▶ **Instruction**
Transcribe the whole listing without a single picture.

[start of Source material]

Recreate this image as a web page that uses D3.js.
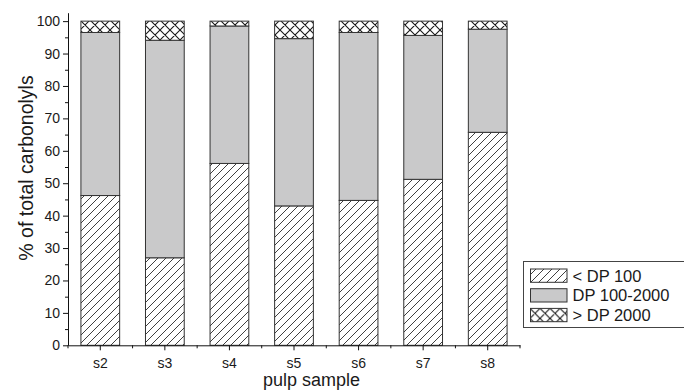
<!DOCTYPE html>
<html>
<head>
<meta charset="utf-8">
<script src="https://cdn.jsdelivr.net/npm/d3@7"></script>
<style>
  html, body { margin: 0; padding: 0; background: #fff; }
  svg { display: block; font-family: "Liberation Sans", Arial, sans-serif; }
</style>
</head>
<body>
<svg id="chart" width="684" height="390"></svg>
<script>
// Pulp samples and the share of carbonyls in each DP fraction (%)
const samples = ["s2", "s3", "s4", "s5", "s6", "s7", "s8"];
const lowDP   = [46.2, 27.0, 56.1, 43.0, 44.7, 51.2, 65.7];   // < DP 100
const midDP   = [50.3, 67.1, 42.4, 51.6, 51.8, 44.4, 31.8];   // DP 100-2000
const highDP  = [3.5, 5.9, 1.5, 5.4, 3.5, 4.4, 2.5];          // > DP 2000
const seriesNames = ["< DP 100", "DP 100-2000", "> DP 2000"];
const yMajorTicks = [0, 10, 20, 30, 40, 50, 60, 70, 80, 90, 100];
const yMinorTicks = [5, 15, 25, 35, 45, 55, 65, 75, 85, 95];

const svg = d3.select("#chart");

// Fill patterns
const defs = svg.append("defs");
const hatch = defs.append("pattern")
  .attr("id", "hatch").attr("patternUnits", "userSpaceOnUse")
  .attr("width", 8).attr("height", 8);
hatch.append("rect").attr("width", 8).attr("height", 8).attr("fill", "#fff");
hatch.append("path")
  .attr("d", "M-2,2 L2,-2 M0,8 L8,0 M6,10 L10,6")
  .attr("stroke", "#2a2a2a").attr("stroke-width", 0.9);

const cross = defs.append("pattern")
  .attr("id", "cross").attr("patternUnits", "userSpaceOnUse")
  .attr("width", 10).attr("height", 10);
cross.append("rect").attr("width", 10).attr("height", 10).attr("fill", "#fff");
cross.append("path")
  .attr("d", "M-2.5,2.5 L2.5,-2.5 M0,10 L10,0 M7.5,12.5 L12.5,7.5 M-2.5,7.5 L2.5,12.5 M0,0 L10,10 M7.5,-2.5 L12.5,2.5")
  .attr("stroke", "#1a1a1a").attr("stroke-width", 1.1);

const fills = ["url(#hatch)", "#c9c9ca", "url(#cross)"];

// Scales
const x = d3.scaleBand().domain(samples).range([68, 520])
  .paddingInner(0.4).paddingOuter(0.2);
const y = d3.scaleLinear().domain([0, 102.6]).range([345.3, 12.7]);

// Stacked data
const rows = samples.map((s, i) => ({ sample: s, low: lowDP[i], mid: midDP[i], high: highDP[i] }));
const stack = d3.stack().keys(["low", "mid", "high"])(rows);

const layers = svg.append("g").selectAll("g")
  .data(stack).join("g")
  .attr("fill", (d, i) => fills[i]);

layers.selectAll("rect")
  .data(d => d).join("rect")
  .attr("x", d => x(d.data.sample))
  .attr("width", x.bandwidth())
  .attr("y", d => y(d[1]))
  .attr("height", d => y(d[0]) - y(d[1]))
  .attr("stroke", "#333")
  .attr("stroke-width", 1);

// Axes
const axisColor = "#111";
svg.append("g").attr("transform", `translate(${x.range()[0]},0)`)
  .call(d3.axisLeft(y).tickValues(yMajorTicks).tickSize(5).tickSizeOuter(0).tickPadding(3));
svg.append("g").attr("transform", `translate(${x.range()[0]},0)`)
  .call(d3.axisLeft(y).tickValues(yMinorTicks).tickSize(3).tickSizeOuter(0).tickFormat(""))
  .select(".domain").remove();

svg.append("g").attr("transform", `translate(0,${y(0)})`)
  .call(d3.axisBottom(x).tickSize(5).tickSizeOuter(0).tickPadding(8));

// Minor ticks on the category boundaries
const bounds = d3.range(samples.length + 1)
  .map(i => x(samples[0]) + x.bandwidth() / 2 - x.step() / 2 + i * x.step());
svg.append("g").selectAll("line").data(bounds).join("line")
  .attr("x1", d => d).attr("x2", d => d)
  .attr("y1", y(0)).attr("y2", y(0) + 3)
  .attr("stroke", axisColor).attr("stroke-width", 1);

svg.selectAll(".domain, .tick line").attr("stroke", axisColor);
svg.selectAll(".tick text").attr("font-size", 14).attr("fill", "#1a1a1a")
  .attr("font-family", "Liberation Sans, Arial, sans-serif");

// Axis titles
svg.append("text")
  .attr("x", 311.5).attr("y", 386)
  .attr("text-anchor", "middle").attr("font-size", 18).attr("fill", "#1a1a1a")
  .text("pulp sample");
svg.append("text")
  .attr("transform", "translate(33,168) rotate(-90)")
  .attr("text-anchor", "middle").attr("font-size", 19.5).attr("fill", "#1a1a1a")
  .text("% of total carbonolyls");

// Legend
const legend = svg.append("g");
legend.append("rect")
  .attr("x", 523.5).attr("y", 261.5).attr("width", 170).attr("height", 66)
  .attr("fill", "#fff").attr("stroke", "#444").attr("stroke-width", 1);
const items = legend.selectAll("g.item").data(seriesNames).join("g")
  .attr("class", "item")
  .attr("transform", (d, i) => `translate(0,${269 + i * 19.7})`);
items.append("rect")
  .attr("x", 530.5).attr("y", 0).attr("width", 36.5).attr("height", 13.3)
  .attr("fill", (d, i) => fills[i]).attr("stroke", "#333").attr("stroke-width", 1);
items.append("text")
  .attr("x", 572.5).attr("y", 12.6)
  .attr("font-size", 16.5).attr("fill", "#1a1a1a")
  .text(d => d);
</script>
</body>
</html>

[end of Source material]

▶ **Problem solution**
Recreate this image as a web page that uses D3.js.
<!DOCTYPE html>
<html>
<head>
<meta charset="utf-8">
<script src="https://cdn.jsdelivr.net/npm/d3@7"></script>
<style>
  html, body { margin: 0; padding: 0; background: #fff; }
  svg { display: block; font-family: "Liberation Sans", Arial, sans-serif; }
</style>
</head>
<body>
<svg id="chart" width="684" height="390"></svg>
<script>
// Pulp samples and the share of carbonyls in each DP fraction (%)
const samples = ["s2", "s3", "s4", "s5", "s6", "s7", "s8"];
const lowDP   = [46.2, 27.0, 56.1, 43.0, 44.7, 51.2, 65.7];   // < DP 100
const midDP   = [50.3, 67.1, 42.4, 51.6, 51.8, 44.4, 31.8];   // DP 100-2000
const highDP  = [3.5, 5.9, 1.5, 5.4, 3.5, 4.4, 2.5];          // > DP 2000
const seriesNames = ["< DP 100", "DP 100-2000", "> DP 2000"];
const yMajorTicks = [0, 10, 20, 30, 40, 50, 60, 70, 80, 90, 100];
const yMinorTicks = [5, 15, 25, 35, 45, 55, 65, 75, 85, 95];

const svg = d3.select("#chart");

// Fill patterns
const defs = svg.append("defs");
const hatch = defs.append("pattern")
  .attr("id", "hatch").attr("patternUnits", "userSpaceOnUse")
  .attr("width", 8).attr("height", 8);
hatch.append("rect").attr("width", 8).attr("height", 8).attr("fill", "#fff");
hatch.append("path")
  .attr("d", "M-2,2 L2,-2 M0,8 L8,0 M6,10 L10,6")
  .attr("stroke", "#2a2a2a").attr("stroke-width", 0.9);

const cross = defs.append("pattern")
  .attr("id", "cross").attr("patternUnits", "userSpaceOnUse")
  .attr("width", 10).attr("height", 10);
cross.append("rect").attr("width", 10).attr("height", 10).attr("fill", "#fff");
cross.append("path")
  .attr("d", "M-2.5,2.5 L2.5,-2.5 M0,10 L10,0 M7.5,12.5 L12.5,7.5 M-2.5,7.5 L2.5,12.5 M0,0 L10,10 M7.5,-2.5 L12.5,2.5")
  .attr("stroke", "#1a1a1a").attr("stroke-width", 1.1);

const fills = ["url(#hatch)", "#c9c9ca", "url(#cross)"];

// Scales
const x = d3.scaleBand().domain(samples).range([68, 520])
  .paddingInner(0.4).paddingOuter(0.2);
const y = d3.scaleLinear().domain([0, 102.6]).range([345.3, 12.7]);

// Stacked data
const rows = samples.map((s, i) => ({ sample: s, low: lowDP[i], mid: midDP[i], high: highDP[i] }));
const stack = d3.stack().keys(["low", "mid", "high"])(rows);

const layers = svg.append("g").selectAll("g")
  .data(stack).join("g")
  .attr("fill", (d, i) => fills[i]);

layers.selectAll("rect")
  .data(d => d).join("rect")
  .attr("x", d => x(d.data.sample))
  .attr("width", x.bandwidth())
  .attr("y", d => y(d[1]))
  .attr("height", d => y(d[0]) - y(d[1]))
  .attr("stroke", "#333")
  .attr("stroke-width", 1);

// Axes
const axisColor = "#111";
svg.append("g").attr("transform", `translate(${x.range()[0]},0)`)
  .call(d3.axisLeft(y).tickValues(yMajorTicks).tickSize(5).tickSizeOuter(0).tickPadding(3));
svg.append("g").attr("transform", `translate(${x.range()[0]},0)`)
  .call(d3.axisLeft(y).tickValues(yMinorTicks).tickSize(3).tickSizeOuter(0).tickFormat(""))
  .select(".domain").remove();

svg.append("g").attr("transform", `translate(0,${y(0)})`)
  .call(d3.axisBottom(x).tickSize(5).tickSizeOuter(0).tickPadding(8));

// Minor ticks on the category boundaries
const bounds = d3.range(samples.length + 1)
  .map(i => x(samples[0]) + x.bandwidth() / 2 - x.step() / 2 + i * x.step());
svg.append("g").selectAll("line").data(bounds).join("line")
  .attr("x1", d => d).attr("x2", d => d)
  .attr("y1", y(0)).attr("y2", y(0) + 3)
  .attr("stroke", axisColor).attr("stroke-width", 1);

svg.selectAll(".domain, .tick line").attr("stroke", axisColor);
svg.selectAll(".tick text").attr("font-size", 14).attr("fill", "#1a1a1a")
  .attr("font-family", "Liberation Sans, Arial, sans-serif");

// Axis titles
svg.append("text")
  .attr("x", 311.5).attr("y", 386)
  .attr("text-anchor", "middle").attr("font-size", 18).attr("fill", "#1a1a1a")
  .text("pulp sample");
svg.append("text")
  .attr("transform", "translate(33,168) rotate(-90)")
  .attr("text-anchor", "middle").attr("font-size", 19.5).attr("fill", "#1a1a1a")
  .text("% of total carbonolyls");

// Legend
const legend = svg.append("g");
legend.append("rect")
  .attr("x", 523.5).attr("y", 261.5).attr("width", 170).attr("height", 66)
  .attr("fill", "#fff").attr("stroke", "#444").attr("stroke-width", 1);
const items = legend.selectAll("g.item").data(seriesNames).join("g")
  .attr("class", "item")
  .attr("transform", (d, i) => `translate(0,${269 + i * 19.7})`);
items.append("rect")
  .attr("x", 530.5).attr("y", 0).attr("width", 36.5).attr("height", 13.3)
  .attr("fill", (d, i) => fills[i]).attr("stroke", "#333").attr("stroke-width", 1);
items.append("text")
  .attr("x", 572.5).attr("y", 12.6)
  .attr("font-size", 16.5).attr("fill", "#1a1a1a")
  .text(d => d);
</script>
</body>
</html>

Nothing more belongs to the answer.